> [RAW DATA]
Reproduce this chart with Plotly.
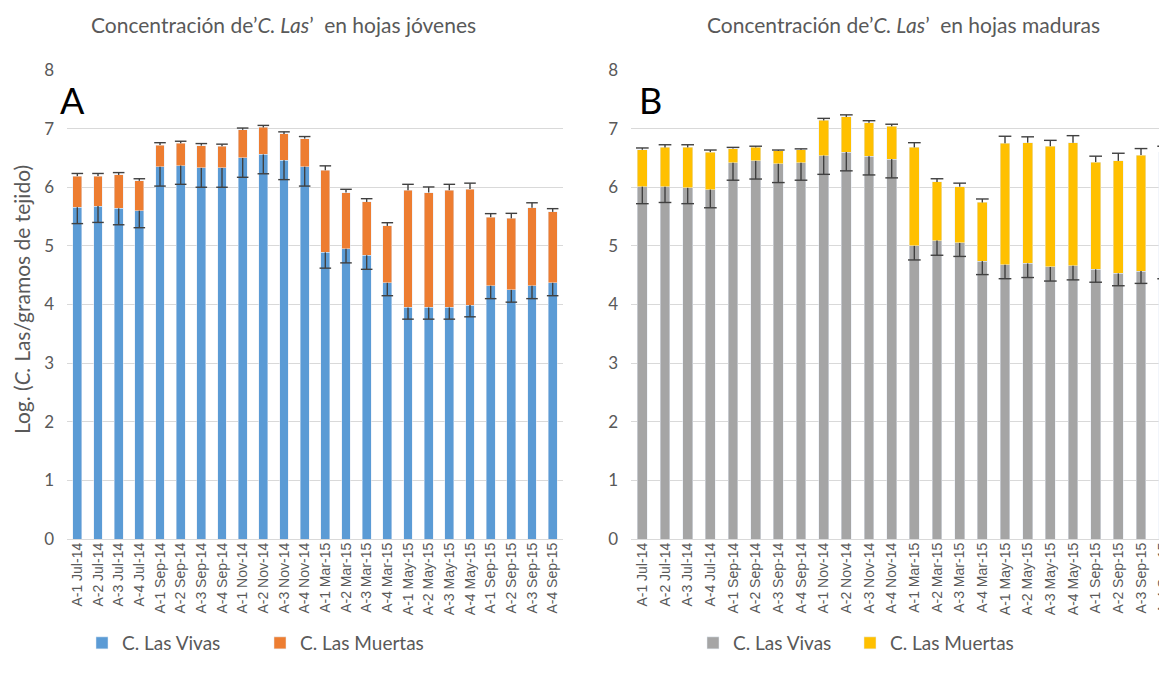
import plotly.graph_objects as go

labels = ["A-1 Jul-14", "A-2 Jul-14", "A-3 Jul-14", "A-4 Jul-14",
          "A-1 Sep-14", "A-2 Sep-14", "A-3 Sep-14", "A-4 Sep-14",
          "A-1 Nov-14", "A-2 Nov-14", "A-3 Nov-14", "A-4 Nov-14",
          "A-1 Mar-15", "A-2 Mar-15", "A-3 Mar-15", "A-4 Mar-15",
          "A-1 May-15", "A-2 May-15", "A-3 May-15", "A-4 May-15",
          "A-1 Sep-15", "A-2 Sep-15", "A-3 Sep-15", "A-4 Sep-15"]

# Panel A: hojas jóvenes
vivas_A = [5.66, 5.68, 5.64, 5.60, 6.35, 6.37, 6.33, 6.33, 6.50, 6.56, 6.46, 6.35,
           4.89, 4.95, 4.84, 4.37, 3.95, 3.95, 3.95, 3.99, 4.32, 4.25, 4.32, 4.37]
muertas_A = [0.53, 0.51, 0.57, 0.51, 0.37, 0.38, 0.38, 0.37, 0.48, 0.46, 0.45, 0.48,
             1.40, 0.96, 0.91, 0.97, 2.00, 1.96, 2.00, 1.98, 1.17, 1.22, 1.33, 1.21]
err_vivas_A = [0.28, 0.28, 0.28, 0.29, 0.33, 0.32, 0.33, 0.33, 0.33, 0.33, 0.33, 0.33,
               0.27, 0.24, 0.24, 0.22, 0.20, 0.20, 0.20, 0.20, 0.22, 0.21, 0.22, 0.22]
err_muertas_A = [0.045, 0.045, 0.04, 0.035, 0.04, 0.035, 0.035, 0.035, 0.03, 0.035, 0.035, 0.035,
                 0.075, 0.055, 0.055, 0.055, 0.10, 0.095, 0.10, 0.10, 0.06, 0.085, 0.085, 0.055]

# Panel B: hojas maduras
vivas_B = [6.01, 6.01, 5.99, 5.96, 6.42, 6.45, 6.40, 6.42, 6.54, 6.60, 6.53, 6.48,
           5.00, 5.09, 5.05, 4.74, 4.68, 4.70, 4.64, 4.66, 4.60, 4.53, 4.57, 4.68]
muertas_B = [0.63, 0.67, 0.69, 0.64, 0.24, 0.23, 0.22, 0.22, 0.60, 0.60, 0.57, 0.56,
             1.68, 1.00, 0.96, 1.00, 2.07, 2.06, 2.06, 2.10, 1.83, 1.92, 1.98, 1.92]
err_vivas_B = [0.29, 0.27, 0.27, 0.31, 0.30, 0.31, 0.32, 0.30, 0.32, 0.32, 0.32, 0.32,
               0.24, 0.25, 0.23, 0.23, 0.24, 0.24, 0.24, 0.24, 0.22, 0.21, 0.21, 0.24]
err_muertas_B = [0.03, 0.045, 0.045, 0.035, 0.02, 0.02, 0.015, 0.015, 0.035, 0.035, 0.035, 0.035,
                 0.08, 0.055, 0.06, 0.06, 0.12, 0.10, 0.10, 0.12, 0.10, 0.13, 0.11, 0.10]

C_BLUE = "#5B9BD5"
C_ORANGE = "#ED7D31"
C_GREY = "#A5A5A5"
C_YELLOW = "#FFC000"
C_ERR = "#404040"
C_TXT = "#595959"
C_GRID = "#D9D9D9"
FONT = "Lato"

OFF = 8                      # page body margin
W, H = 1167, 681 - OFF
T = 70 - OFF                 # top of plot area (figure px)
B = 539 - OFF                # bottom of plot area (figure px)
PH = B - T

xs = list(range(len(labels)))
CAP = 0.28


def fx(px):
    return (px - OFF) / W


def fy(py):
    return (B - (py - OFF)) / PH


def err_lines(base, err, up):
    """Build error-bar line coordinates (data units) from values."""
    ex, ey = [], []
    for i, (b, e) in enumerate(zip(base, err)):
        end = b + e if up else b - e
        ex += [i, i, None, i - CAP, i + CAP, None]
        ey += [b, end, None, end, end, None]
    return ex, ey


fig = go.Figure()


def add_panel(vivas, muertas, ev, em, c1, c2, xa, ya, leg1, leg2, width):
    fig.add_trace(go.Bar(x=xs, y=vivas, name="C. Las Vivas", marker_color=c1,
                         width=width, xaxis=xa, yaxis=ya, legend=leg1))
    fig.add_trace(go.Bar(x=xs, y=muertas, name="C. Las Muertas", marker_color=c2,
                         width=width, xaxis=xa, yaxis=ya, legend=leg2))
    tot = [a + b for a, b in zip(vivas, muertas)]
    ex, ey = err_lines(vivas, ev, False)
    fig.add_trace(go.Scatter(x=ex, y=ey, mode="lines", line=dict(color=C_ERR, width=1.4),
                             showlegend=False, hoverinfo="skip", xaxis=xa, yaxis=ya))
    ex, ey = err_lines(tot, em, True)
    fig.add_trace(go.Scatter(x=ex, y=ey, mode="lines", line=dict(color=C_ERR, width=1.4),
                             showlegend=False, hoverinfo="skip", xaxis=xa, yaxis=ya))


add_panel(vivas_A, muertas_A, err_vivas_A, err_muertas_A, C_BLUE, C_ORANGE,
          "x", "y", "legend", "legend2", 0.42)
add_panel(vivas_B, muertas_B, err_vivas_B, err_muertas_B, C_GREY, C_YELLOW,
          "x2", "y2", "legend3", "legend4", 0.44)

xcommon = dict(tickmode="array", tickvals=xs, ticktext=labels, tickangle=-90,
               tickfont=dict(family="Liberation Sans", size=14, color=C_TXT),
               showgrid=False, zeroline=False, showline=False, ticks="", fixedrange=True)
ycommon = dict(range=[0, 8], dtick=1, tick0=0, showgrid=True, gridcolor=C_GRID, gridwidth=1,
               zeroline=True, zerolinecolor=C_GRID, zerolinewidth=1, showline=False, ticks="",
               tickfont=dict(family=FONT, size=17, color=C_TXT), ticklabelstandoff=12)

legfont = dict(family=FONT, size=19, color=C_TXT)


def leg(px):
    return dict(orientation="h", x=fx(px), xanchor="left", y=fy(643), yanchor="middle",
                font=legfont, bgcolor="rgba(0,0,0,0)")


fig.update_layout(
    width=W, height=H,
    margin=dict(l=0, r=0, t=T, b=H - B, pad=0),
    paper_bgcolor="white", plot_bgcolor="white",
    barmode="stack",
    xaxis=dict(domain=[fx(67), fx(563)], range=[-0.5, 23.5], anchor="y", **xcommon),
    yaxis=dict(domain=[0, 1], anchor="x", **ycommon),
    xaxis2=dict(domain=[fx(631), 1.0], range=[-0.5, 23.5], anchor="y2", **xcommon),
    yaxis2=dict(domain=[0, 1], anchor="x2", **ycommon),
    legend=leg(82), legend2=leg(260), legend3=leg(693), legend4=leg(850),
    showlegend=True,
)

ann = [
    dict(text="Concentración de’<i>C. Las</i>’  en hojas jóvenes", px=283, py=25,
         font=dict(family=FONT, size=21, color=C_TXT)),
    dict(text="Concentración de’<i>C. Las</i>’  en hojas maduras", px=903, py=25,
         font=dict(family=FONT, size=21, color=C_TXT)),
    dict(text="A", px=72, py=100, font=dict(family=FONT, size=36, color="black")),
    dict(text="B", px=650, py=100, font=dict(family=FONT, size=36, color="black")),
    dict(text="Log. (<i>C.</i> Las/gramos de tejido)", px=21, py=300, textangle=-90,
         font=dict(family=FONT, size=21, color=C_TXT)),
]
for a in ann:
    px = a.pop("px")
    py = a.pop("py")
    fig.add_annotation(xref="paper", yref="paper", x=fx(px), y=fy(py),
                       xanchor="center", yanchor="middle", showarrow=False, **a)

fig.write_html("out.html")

> [WRITTEN PROBLEM] Skip the pictures and restate exactly the lines from the beginning of the listing to the line with "import plotly.graph_objects as go", that line included.

> [EXERCISE OUTPUT]
Reproduce this chart with Plotly.
import plotly.graph_objects as go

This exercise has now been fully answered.